MALAM INI JAKARTA BANJIR LAGI DAN PEMERINTAH BELUM PUNYA SOLUSI YANG EFEKTIF.

(FB M. Jehansyah Siregar 20-2-2020)

Banjir akan terus melanda permukiman di area-area yang rendah dan bantaran sungai di semua wilayah Jakarta. Percayalah, baik karena banjir kiriman, hujan deras setempat maupun ombak rob dari laut. Sejak zaman Belanda saja sudah diketahui, Jakarta itu memang kota muara sungai dan membutuhkan banyak tempat tidur air. Belanda sudah memproyeksikan Jakarta hanya untuk 500 ribu penduduk saja. Sekarang urbanisasi cepat di Jabodetabek sudah jauh sekali melampaui daya dukung Jakarta untuk memukimkan 10 juta penduduk dan lebih 15 juta di Bodetabek. Jauh sekali melampaui.

Namun Pak Menteri PUPR masih saja bicara soal pembebasan tanah yang dituding jadi masalah normalisasi sungai. Begitu juga Pak Gubernur Jakarta yang merasa punya program alternatif naturalisasi sungai. Sebenarnya bukan airnya yang jadi masalah, bapak-bapak pejabat yang terhormat. Tapi permukimannya!  Jakarta itu memang berada di muara sungai, namun sudah dibangun permukiman dan kota yang begitu masif melampaui daya dukungnya. Baik daya dukung alam maupun buatan! Itu masalahnya, bapak-bapak pejabat.

Karena itu Jakarta dan Bodetabek perlu program penataan permukiman skala besar, terutama simpul-simpul permukiman padat yang tidak terencana dan yang menyalahi aturan tata ruang di 13 DAS. Ada sekitar 3 juta penduduk dan permukimannya yang perlu ditata secara komprehensif. Kasihan warga kalau pemerintah (pusat maupun provinsi) terus berpolemik dan tidak menyelesaikan masalah permukiman di Jakarta. Penataan permukiman padat membutuhkan pengembangan area-area permukiman baru di sekitar Jabodetabek, sebagai destinasi program pemukiman kembali. Area-area baru itu terhubung dengan akses transportasi, air bersih dan jaringan listrik di simpul-simpul strategis Jabodetabek.
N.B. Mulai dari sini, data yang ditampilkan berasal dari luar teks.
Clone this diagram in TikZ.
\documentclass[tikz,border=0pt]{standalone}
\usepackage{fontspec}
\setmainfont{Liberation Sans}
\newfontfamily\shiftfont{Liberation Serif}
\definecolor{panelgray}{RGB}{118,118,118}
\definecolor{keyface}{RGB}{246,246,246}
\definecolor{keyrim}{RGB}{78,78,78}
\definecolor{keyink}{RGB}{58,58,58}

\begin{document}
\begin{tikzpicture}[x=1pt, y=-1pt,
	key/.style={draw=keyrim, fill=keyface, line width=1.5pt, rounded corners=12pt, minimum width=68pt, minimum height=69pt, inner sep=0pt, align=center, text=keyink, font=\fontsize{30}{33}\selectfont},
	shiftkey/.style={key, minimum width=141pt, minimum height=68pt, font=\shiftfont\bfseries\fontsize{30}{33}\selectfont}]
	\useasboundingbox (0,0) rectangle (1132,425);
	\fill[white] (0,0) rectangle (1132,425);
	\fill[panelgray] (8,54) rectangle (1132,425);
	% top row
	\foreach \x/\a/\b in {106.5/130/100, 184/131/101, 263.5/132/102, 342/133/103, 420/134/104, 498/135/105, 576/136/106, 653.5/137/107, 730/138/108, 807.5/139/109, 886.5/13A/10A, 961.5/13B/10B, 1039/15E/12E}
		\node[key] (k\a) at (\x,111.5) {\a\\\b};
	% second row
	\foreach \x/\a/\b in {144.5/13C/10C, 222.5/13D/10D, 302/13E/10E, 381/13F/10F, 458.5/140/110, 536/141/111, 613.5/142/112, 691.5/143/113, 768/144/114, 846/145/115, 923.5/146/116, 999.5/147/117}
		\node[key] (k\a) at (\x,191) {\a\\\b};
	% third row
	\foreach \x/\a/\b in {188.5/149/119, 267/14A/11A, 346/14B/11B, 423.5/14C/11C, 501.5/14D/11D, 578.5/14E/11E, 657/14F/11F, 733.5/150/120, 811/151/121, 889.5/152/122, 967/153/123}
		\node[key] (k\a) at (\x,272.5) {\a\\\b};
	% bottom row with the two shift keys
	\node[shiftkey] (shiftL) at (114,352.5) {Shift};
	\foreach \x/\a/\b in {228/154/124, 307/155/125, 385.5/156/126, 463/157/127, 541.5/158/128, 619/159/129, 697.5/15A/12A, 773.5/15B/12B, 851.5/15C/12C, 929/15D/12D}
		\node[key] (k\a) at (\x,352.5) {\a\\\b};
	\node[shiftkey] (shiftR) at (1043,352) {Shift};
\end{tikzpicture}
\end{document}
Jabodetabek adalah wilayah urbanisasi paling tinggi pertumbuhannya di tanah air dan urbanisasi itu adalah kepentingan publik. Karena itu pemerintah tidak bisa membiarkan urbanisasi Jabodetabek terus disandarkan pada mekanisme pasar yang sangat liberal. Sangat banyak kepentingan publik yang jadi taruhannya. Selain kemacetan, minimnya ruang terbuka hijau dan ruang terbuka biru, kekurangan air bersih dan listrik, yang jelas kekurangan hunian layak sesuai UUD 45 Pasal 28H! Ingat-ingatlah amanat UUD45 dan Pancasila.

Pemerintah harus hadir dan melakukan intervensi yang signifikan. Jabodetabek saja membutuhkan ratusan ribu unit apartemen sewa sederhana untuk golongan bawah. Artinya membutuhkan puluhan area baru di Jakarta dan Bodetabek. Untuk itu pemerintah pusat dan daerah harus segera bersama-sama menyusun program perumahan dan permukiman terpadu berskala besar. Baik penataan, pemukiman kembali maupun pengembangan permukiman baru.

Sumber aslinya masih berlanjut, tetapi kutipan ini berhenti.